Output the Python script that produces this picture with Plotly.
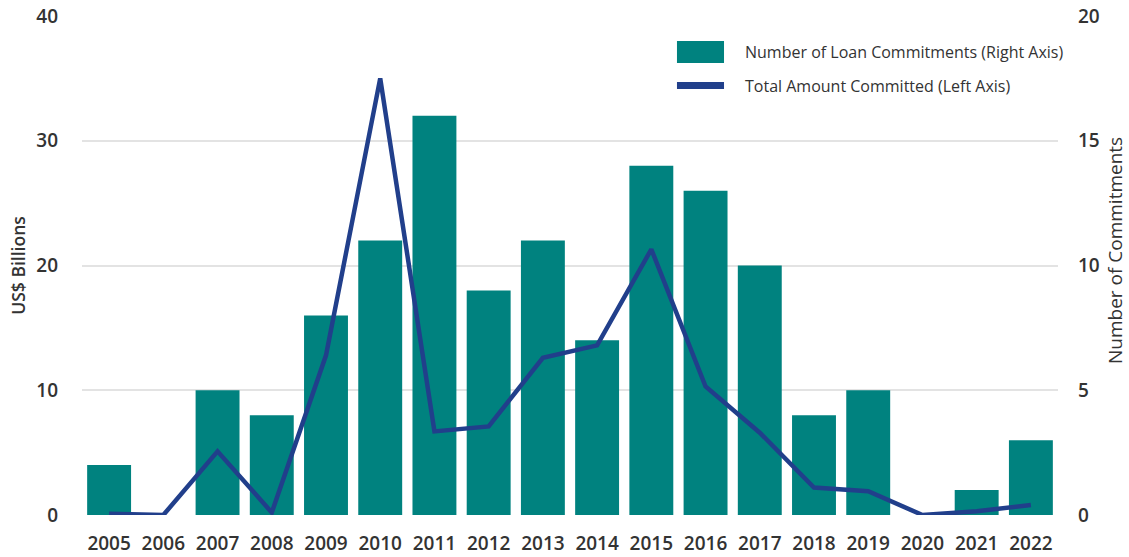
import plotly.graph_objects as go

years = [str(y) for y in range(2005, 2023)]
commitments = [2, 0, 5, 4, 8, 11, 16, 9, 11, 7, 14, 13, 10, 4, 5, 0, 1, 3]
amount_bn = [0.1, 0.0, 5.1, 0.2, 12.8, 35.0, 6.7, 7.1, 12.6, 13.6, 21.3, 10.3, 6.6, 2.2, 1.9, 0.0, 0.3, 0.8]

bar_name = "Number of Loan Commitments (Right Axis)"
line_name = "Total Amount Committed (Left Axis)"
right_title = "Number of Commitments"
left_title = "US$ Billions"

TEAL = "#00827F"
NAVY = "#213F8B"
TXT = "#333333"

fig = go.Figure()
fig.add_trace(go.Bar(
    x=years, y=commitments, name=bar_name,
    marker=dict(color=TEAL, line=dict(width=0)),
    yaxis="y",
))
fig.add_trace(go.Scatter(
    x=years, y=amount_bn, name=line_name,
    mode="lines", line=dict(color=NAVY, width=4.5),
    yaxis="y2",
))

# custom legend (swatches + labels) placed in paper coordinates
legend_shapes = [
    dict(type="rect", xref="paper", yref="paper", x0=0.6096, x1=0.6578, y0=0.9058, y1=0.9499,
         fillcolor=TEAL, line=dict(width=0)),
    dict(type="line", xref="paper", yref="paper", x0=0.6096, x1=0.6578, y0=0.8607, y1=0.8607,
         line=dict(color=NAVY, width=7)),
]
annotations = [
    dict(text=bar_name, xref="paper", yref="paper", x=0.6773, y=0.9279, xanchor="left",
         yanchor="middle", showarrow=False, font=dict(size=16, color=TXT)),
    dict(text=line_name, xref="paper", yref="paper", x=0.6773, y=0.8607, xanchor="left",
         yanchor="middle", showarrow=False, font=dict(size=16, color=TXT)),
    dict(text=right_title, xref="paper", yref="paper", x=1.0584, y=0.531, xanchor="center",
         yanchor="middle", textangle=-90, showarrow=False, font=dict(size=19, color=TXT)),
]

fig.update_layout(
    width=1129, height=557,
    margin=dict(l=82, r=71, t=16, b=42),
    plot_bgcolor="white", paper_bgcolor="white",
    font=dict(family="Open Sans", color=TXT, size=15),
    bargap=0.19,
    showlegend=False,
    shapes=legend_shapes,
    annotations=annotations,
    xaxis=dict(type="category", showgrid=False, zeroline=False, showline=False,
               tickfont=dict(size=19, color=TXT, weight=600), ticks="",
               ticklabelstandoff=15, automargin=False),
    yaxis=dict(side="right", range=[0, 20], tickvals=[0, 5, 10, 15, 20],
               showgrid=True, gridcolor="#E3E3E3", gridwidth=1.5,
               zeroline=False, showline=False,
               tickfont=dict(size=19, color=TXT, weight=600),
               ticklabelstandoff=19, automargin=False),
    yaxis2=dict(side="left", overlaying="y", range=[0, 40], tickvals=[0, 10, 20, 30, 40],
                showgrid=False, zeroline=False, showline=False,
                tickfont=dict(size=19, color=TXT, weight=600),
                ticklabelstandoff=23, automargin=False,
                title=dict(text=left_title, font=dict(size=17.5, color=TXT, weight=600), standoff=6)),
)

fig.write_html("out.html", post_script="document.body.style.margin='0';",
               config={"displayModeBar": False})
★ ★ ★ ★ ★
> _Required task_: Repeat only the lines from the beginning of the material through the line containing "0.0, 0.3, 0.8]", both ends kept, leaving pictures out.

> _The output_:
Output the Python script that produces this picture with Plotly.
import plotly.graph_objects as go

years = [str(y) for y in range(2005, 2023)]
commitments = [2, 0, 5, 4, 8, 11, 16, 9, 11, 7, 14, 13, 10, 4, 5, 0, 1, 3]
amount_bn = [0.1, 0.0, 5.1, 0.2, 12.8, 35.0, 6.7, 7.1, 12.6, 13.6, 21.3, 10.3, 6.6, 2.2, 1.9, 0.0, 0.3, 0.8]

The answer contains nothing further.